Certa vez, num dos núcleos do projeto Eu sou que funcionou durante 2 anos na favela do Borel, no Rio de Janeiro, numa época em que a comunidade era tomada por muita violência, a professora e eu percebemos a recorrência de uma forma que aparecia sempre nomeada como “Nuvem com chuva” pelos alunos e na maioria dos trabalhos.
Não se tratava de um caso típico de estereótipo, parecia ser mesmo uma forma que obedecia a uma significação comum a quase todos daquele grupo entre 8 e 12 anos.
Como surgiu:
Foi apresentada numa aula a proposta artística que chamamos de: “Construção com linhas”. Nessa proposta cada aluno deposita num espaço na mesa, previamente limitado, um pedaço de barbante. Em seguida, utilizando a técnica de frotagem*, cada um escolhe e faz o registro no papel de uma parte escolhida da composição que foi construída em grupo. Depois de transferida a parte, o aluno faz intervenções com desenhos, pinturas e ou colagens, tomando essas linhas e formas como estrutura que receberá essas intervenções individuais.
Os resultados produzidos foram bastante criativos. Foi através dessa proposta que se observou que eles chamavam algumas formas de “nuvem com chuva”.
Justamente por ser algo que não havia sido previamente nomeado ou seja, não chegou como linguagem pronta (como acontece com os estereótipos comuns), estávamos portanto, frente a algo um tanto inusitado: um código desenvolvido naquele momento, especialmente dentro daquele grupo.
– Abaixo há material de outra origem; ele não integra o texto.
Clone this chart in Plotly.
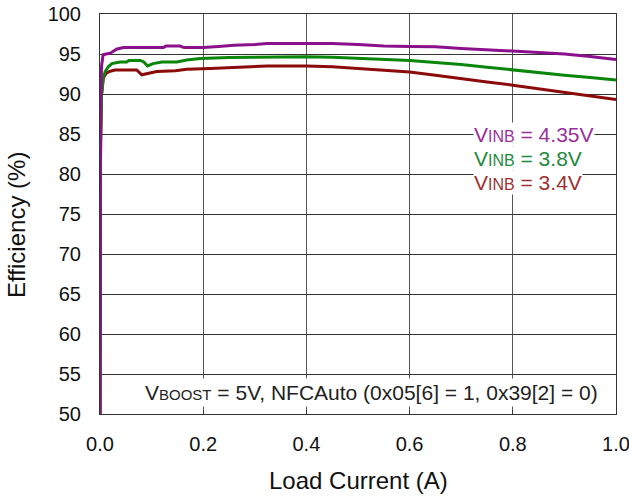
import plotly.graph_objects as go

# ---- data ----
x_435 = [0, 0.001, 0.003, 0.006, 0.012, 0.02, 0.032, 0.045, 0.06, 0.1, 0.123, 0.128, 0.155, 0.163,
         0.2, 0.23, 0.26, 0.3, 0.324, 0.4, 0.45, 0.5, 0.55, 0.6, 0.65, 0.7, 0.75, 0.8, 0.85, 0.9, 0.95, 1.0]
y_435 = [50, 88, 93.5, 94.9, 95.0, 95.1, 95.6, 95.8, 95.8, 95.8, 95.8, 96.0, 96.0, 95.8,
         95.8, 95.95, 96.1, 96.2, 96.3, 96.3, 96.3, 96.2, 96.0, 95.95, 95.9, 95.7, 95.55, 95.4, 95.2, 95.0, 94.7, 94.3]

x_38 = [0, 0.001, 0.003, 0.006, 0.01, 0.016, 0.023, 0.039, 0.052, 0.056, 0.078, 0.085, 0.092, 0.103,
        0.12, 0.149, 0.168, 0.194, 0.25, 0.3, 0.35, 0.4, 0.45, 0.5, 0.55, 0.6, 0.65, 0.7, 0.75, 0.8,
        0.85, 0.9, 0.95, 1.0]
y_38 = [50, 84, 89.9, 92.0, 92.8, 93.4, 93.8, 94.0, 94.0, 94.2, 94.2, 94.0, 93.5, 93.8,
        94.0, 94.0, 94.25, 94.45, 94.55, 94.62, 94.67, 94.67, 94.6, 94.45, 94.3, 94.2, 93.95, 93.7, 93.35, 93.0,
        92.7, 92.35, 92.05, 91.75]

x_34 = [0, 0.001, 0.003, 0.0065, 0.012, 0.02, 0.029, 0.071, 0.081, 0.094, 0.11, 0.146, 0.168, 0.214,
        0.25, 0.3, 0.324, 0.4, 0.45, 0.5, 0.55, 0.6, 0.65, 0.7, 0.75, 0.8, 0.85, 0.9, 0.95, 1.0]
y_34 = [50, 82, 89.9, 92.0, 92.6, 92.85, 93.0, 93.0, 92.4, 92.6, 92.8, 92.9, 93.1, 93.2,
        93.3, 93.45, 93.5, 93.5, 93.4, 93.2, 93.0, 92.75, 92.35, 91.9, 91.5, 91.1, 90.65, 90.2, 89.75, 89.3]

x_ticks = [0.0, 0.2, 0.4, 0.6, 0.8, 1.0]
x_ticklabels = ["0.0", "0.2", "0.4", "0.6", "0.8", "1.0"]
y_ticks = [50, 55, 60, 65, 70, 75, 80, 85, 90, 95, 100]

legend_labels = ["V<span style='font-size:16px'>INB</span> = 4.35V",
                 "V<span style='font-size:16px'>INB</span> = 3.8V",
                 "V<span style='font-size:16px'>INB</span> = 3.4V"]
line_colors = ["#8B108B", "#0A860A", "#8B0A0A"]
text_colors = ["#9B309B", "#1E8A3C", "#A03030"]

FONT = "Liberation Sans, Arial, sans-serif"

fig = go.Figure()
for xs, ys, c in [(x_34, y_34, line_colors[2]), (x_38, y_38, line_colors[1]), (x_435, y_435, line_colors[0])]:
    fig.add_trace(go.Scatter(x=xs, y=ys, mode="lines", line=dict(color=c, width=3), showlegend=False))

fig.update_layout(
    width=629, height=498,
    margin=dict(l=100, r=13, t=14, b=84),
    paper_bgcolor="white", plot_bgcolor="white",
    font=dict(family=FONT, color="#111111"),
    xaxis=dict(range=[0, 1], tickvals=x_ticks, ticktext=x_ticklabels, automargin=False,
               showgrid=True, gridcolor="#555555", gridwidth=1,
               showline=True, linecolor="#333333", linewidth=1, mirror=True,
               ticks="inside", ticklen=4, tickcolor="#333333", ticklabelstandoff=12,
               ticklabeloverflow="allow",
               tickfont=dict(size=20, family=FONT, color="#111111"), zeroline=False),
    yaxis=dict(range=[50, 100], tickvals=y_ticks, automargin=False,
               showgrid=True, gridcolor="#333333", gridwidth=1,
               showline=True, linecolor="#333333", linewidth=1, mirror=True,
               ticks="", ticklabelstandoff=14, ticklabeloverflow="allow",
               tickfont=dict(size=20, family=FONT, color="#111111"), zeroline=False),
)

ys_leg = [0.7, 0.638, 0.578]
for lab, col, yy in zip(legend_labels, text_colors, ys_leg):
    fig.add_annotation(text=lab, xref="paper", yref="paper", x=0.723, y=yy,
                       xanchor="left", yanchor="middle", showarrow=False,
                       font=dict(size=21, color=col, family=FONT), bgcolor="white", borderpad=0)

fig.add_annotation(text="V<span style='font-size:15px'>BOOST</span> = 5V, NFCAuto (0x05[6] = 1, 0x39[2] = 0)",
                   xref="paper", yref="paper", x=0.527, y=0.055, xanchor="center", yanchor="middle",
                   showarrow=False, font=dict(size=21, color="#222222", family=FONT),
                   bgcolor="white", borderpad=2)

fig.add_annotation(text="Efficiency (%)", xref="paper", yref="paper", x=-0.163, y=0.4725,
                   xanchor="center", yanchor="middle", textangle=-90, showarrow=False,
                   font=dict(size=24, color="#111111", family=FONT))
fig.add_annotation(text="Load Current (A)", xref="paper", yref="paper", x=0.5, y=-0.165,
                   xanchor="center", yanchor="middle", showarrow=False,
                   font=dict(size=24, color="#111111", family=FONT))

fig.write_html("out.html")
Aquela ocorrência aguçou a nossa curiosidade e o desejo de decifrá-la, não só para promover uma maior aproximação entre a professora e o grupo, mas também pelo recurso arte-educacional que utilizamos que é o das “Práticas reflexivas”, em que cada nova proposta apresentada considera uma ocorrência anterior como fala artística de um aluno ou de um grupo e essa “fala” deverá dialogar com a proposta que será trazida pelo professor num próxima aula. Portanto, toda proposta artística que é apresentada considera um acontecimento (ocorrência) para conceitualizar a proposta que seria trabalhada no nosso próximo encontro.
Por isso, na aula seguinte, foi proposta uma atividade que chamamos de “Livre construção poética”.
Trata-se de um processo bem simples:
Depois que todos estão dispostos em círculo, o orientador lança uma palavra ou frase e pede que se façam livres associações, sem racionalização ou compromisso com acertos. A essa palavra acrescenta-se a pergunta: …a palavra te lembra? Feita essa livre analogia (sem que seja justificada) temos uma segunda palavra a qual caberá de novo a mesma pergunta: Te lembra?
Nesse caso demos início à construção poética considerando o que nos parecia ser o código do grupo: “Nuvem com chuva”.
Obteve-se então o seguinte resultado:
NUVEM COM CHUVA (me lembra…)
CÉU
ARVORE
AZUL
NATUREZA
BICHO
NATUREZA
PORRADA
BRIGA
DISCUSSÃO
MATAR
SOCO
PORRADA
TIRO
BRIGA
SANGUE
Nesse caso, observa-se que a construção poética realizada pelo grupo tem início com certa formalidade socialmente esperada (parte em preto), mas que ao se desenvolver (parte vermelha) se legitima e assim parece nos responder ao código.